### Material

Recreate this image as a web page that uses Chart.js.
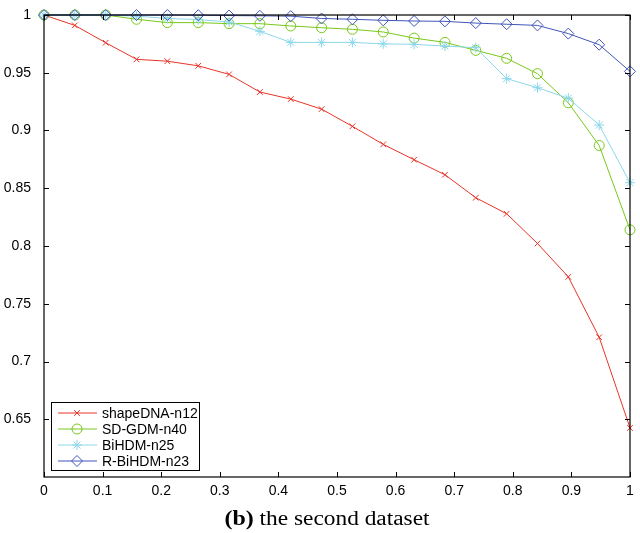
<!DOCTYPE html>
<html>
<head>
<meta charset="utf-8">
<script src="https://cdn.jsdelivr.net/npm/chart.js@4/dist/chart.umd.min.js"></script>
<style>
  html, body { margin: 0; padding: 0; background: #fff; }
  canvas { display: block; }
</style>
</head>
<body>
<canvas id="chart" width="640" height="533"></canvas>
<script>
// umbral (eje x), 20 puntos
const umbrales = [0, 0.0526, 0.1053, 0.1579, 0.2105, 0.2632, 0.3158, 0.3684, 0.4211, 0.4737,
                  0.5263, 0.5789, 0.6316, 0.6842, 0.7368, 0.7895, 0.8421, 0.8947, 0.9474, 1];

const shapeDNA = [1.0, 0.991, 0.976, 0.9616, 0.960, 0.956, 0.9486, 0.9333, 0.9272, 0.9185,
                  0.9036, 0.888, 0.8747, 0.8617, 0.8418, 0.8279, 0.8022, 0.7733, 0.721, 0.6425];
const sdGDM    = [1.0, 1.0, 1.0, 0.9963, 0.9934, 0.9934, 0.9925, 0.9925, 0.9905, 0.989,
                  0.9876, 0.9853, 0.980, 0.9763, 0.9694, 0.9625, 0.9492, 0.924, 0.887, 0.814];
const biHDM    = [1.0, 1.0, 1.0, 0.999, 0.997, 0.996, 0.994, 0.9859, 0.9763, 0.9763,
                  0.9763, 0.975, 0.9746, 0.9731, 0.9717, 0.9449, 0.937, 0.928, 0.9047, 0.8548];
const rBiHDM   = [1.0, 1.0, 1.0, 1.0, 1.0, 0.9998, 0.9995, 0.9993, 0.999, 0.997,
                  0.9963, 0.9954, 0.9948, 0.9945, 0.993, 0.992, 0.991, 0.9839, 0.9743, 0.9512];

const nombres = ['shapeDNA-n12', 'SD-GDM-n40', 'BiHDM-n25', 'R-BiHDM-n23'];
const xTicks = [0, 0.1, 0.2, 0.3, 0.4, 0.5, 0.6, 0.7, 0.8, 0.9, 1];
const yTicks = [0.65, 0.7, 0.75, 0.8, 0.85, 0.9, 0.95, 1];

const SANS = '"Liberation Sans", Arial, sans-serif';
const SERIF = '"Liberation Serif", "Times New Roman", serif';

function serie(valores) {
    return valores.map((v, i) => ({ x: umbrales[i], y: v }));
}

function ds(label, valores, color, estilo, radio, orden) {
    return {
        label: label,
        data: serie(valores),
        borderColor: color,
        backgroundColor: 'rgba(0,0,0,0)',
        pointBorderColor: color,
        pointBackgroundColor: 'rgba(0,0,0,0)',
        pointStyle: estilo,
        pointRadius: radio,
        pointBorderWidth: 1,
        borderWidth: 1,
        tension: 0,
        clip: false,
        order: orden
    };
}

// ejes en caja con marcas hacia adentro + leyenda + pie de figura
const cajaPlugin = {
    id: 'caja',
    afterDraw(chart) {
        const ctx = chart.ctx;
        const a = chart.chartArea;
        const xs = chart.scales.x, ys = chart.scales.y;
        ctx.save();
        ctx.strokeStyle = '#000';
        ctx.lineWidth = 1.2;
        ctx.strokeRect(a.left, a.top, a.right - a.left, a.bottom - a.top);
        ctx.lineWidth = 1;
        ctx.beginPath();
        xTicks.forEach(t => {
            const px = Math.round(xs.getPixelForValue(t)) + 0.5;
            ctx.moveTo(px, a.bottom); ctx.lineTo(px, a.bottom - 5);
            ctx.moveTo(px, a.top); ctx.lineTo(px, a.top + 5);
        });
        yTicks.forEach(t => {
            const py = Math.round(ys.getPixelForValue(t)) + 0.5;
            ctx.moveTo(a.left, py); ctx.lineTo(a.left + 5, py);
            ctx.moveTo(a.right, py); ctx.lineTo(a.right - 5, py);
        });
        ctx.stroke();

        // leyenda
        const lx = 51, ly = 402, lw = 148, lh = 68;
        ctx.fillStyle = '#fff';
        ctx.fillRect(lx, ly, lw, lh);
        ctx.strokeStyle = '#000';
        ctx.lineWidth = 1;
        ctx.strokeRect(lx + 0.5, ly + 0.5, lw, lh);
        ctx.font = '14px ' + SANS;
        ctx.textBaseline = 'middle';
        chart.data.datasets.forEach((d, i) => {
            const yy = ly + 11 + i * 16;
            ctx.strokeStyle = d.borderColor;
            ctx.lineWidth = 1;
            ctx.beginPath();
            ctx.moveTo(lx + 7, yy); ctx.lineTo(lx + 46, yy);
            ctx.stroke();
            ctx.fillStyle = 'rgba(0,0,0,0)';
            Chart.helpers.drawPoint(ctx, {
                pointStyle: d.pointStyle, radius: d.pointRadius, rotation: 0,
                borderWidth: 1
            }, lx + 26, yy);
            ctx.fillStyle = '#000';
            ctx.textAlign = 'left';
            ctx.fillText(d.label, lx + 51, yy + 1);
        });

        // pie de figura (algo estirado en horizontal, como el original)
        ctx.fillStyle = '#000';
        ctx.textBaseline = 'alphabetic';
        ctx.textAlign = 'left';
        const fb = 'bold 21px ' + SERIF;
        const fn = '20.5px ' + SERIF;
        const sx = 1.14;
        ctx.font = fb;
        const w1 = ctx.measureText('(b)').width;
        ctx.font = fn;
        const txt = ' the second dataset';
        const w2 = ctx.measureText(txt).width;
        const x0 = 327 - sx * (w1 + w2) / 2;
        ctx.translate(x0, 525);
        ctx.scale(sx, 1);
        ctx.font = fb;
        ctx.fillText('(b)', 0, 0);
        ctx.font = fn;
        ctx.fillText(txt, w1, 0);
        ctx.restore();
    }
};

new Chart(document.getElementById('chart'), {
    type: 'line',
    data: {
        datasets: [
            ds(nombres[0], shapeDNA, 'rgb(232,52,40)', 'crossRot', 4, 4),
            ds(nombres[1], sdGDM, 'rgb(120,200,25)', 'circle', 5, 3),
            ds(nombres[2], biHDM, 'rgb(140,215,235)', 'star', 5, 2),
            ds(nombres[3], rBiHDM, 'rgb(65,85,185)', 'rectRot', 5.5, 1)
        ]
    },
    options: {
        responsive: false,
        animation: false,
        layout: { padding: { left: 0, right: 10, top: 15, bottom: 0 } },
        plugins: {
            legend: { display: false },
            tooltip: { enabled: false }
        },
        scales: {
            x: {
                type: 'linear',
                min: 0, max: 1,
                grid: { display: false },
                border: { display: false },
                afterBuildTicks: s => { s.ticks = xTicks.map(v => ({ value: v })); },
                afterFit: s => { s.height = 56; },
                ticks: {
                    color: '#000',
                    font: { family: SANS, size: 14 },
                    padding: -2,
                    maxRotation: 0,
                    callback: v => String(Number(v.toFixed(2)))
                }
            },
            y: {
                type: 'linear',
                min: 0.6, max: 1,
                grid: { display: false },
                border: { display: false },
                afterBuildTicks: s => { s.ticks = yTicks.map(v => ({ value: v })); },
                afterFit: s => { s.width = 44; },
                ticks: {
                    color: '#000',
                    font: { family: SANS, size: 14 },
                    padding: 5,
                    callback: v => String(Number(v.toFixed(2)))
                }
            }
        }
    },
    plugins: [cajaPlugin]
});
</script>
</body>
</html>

==

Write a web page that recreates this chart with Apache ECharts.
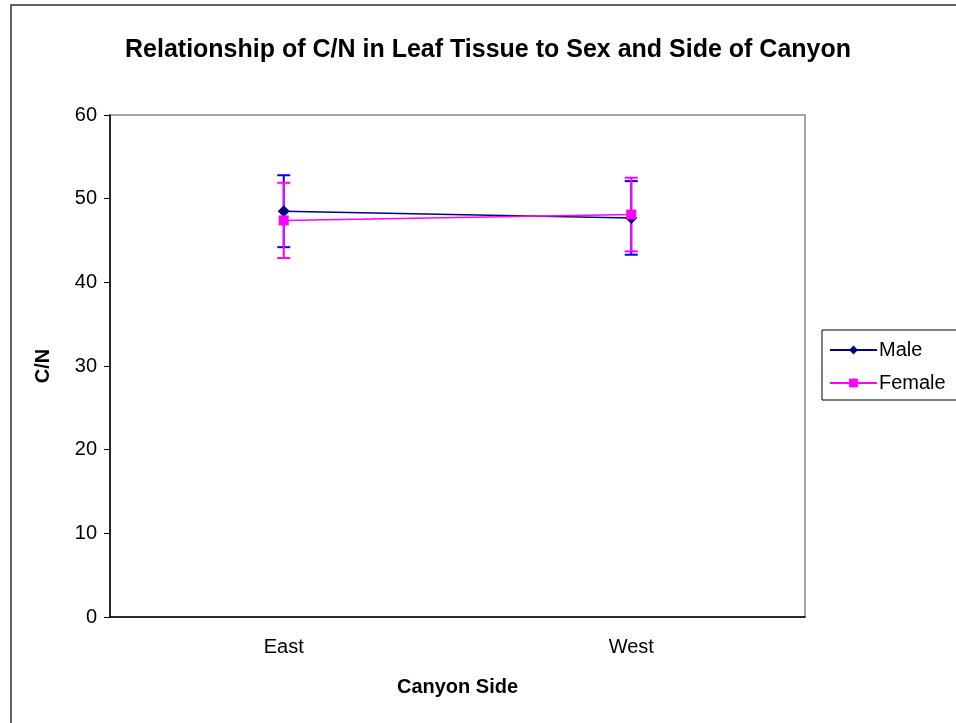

### Requirements
From the listing above, restate verbatim the lines running from the one with "Recreate this image" through the one with "0.8947, 0.9474, 1];", inclusive, but not the pictures.

### Full output
Recreate this image as a web page that uses Chart.js.
<!DOCTYPE html>
<html>
<head>
<meta charset="utf-8">
<script src="https://cdn.jsdelivr.net/npm/chart.js@4/dist/chart.umd.min.js"></script>
<style>
  html, body { margin: 0; padding: 0; background: #fff; }
  canvas { display: block; }
</style>
</head>
<body>
<canvas id="chart" width="640" height="533"></canvas>
<script>
// umbral (eje x), 20 puntos
const umbrales = [0, 0.0526, 0.1053, 0.1579, 0.2105, 0.2632, 0.3158, 0.3684, 0.4211, 0.4737,
                  0.5263, 0.5789, 0.6316, 0.6842, 0.7368, 0.7895, 0.8421, 0.8947, 0.9474, 1];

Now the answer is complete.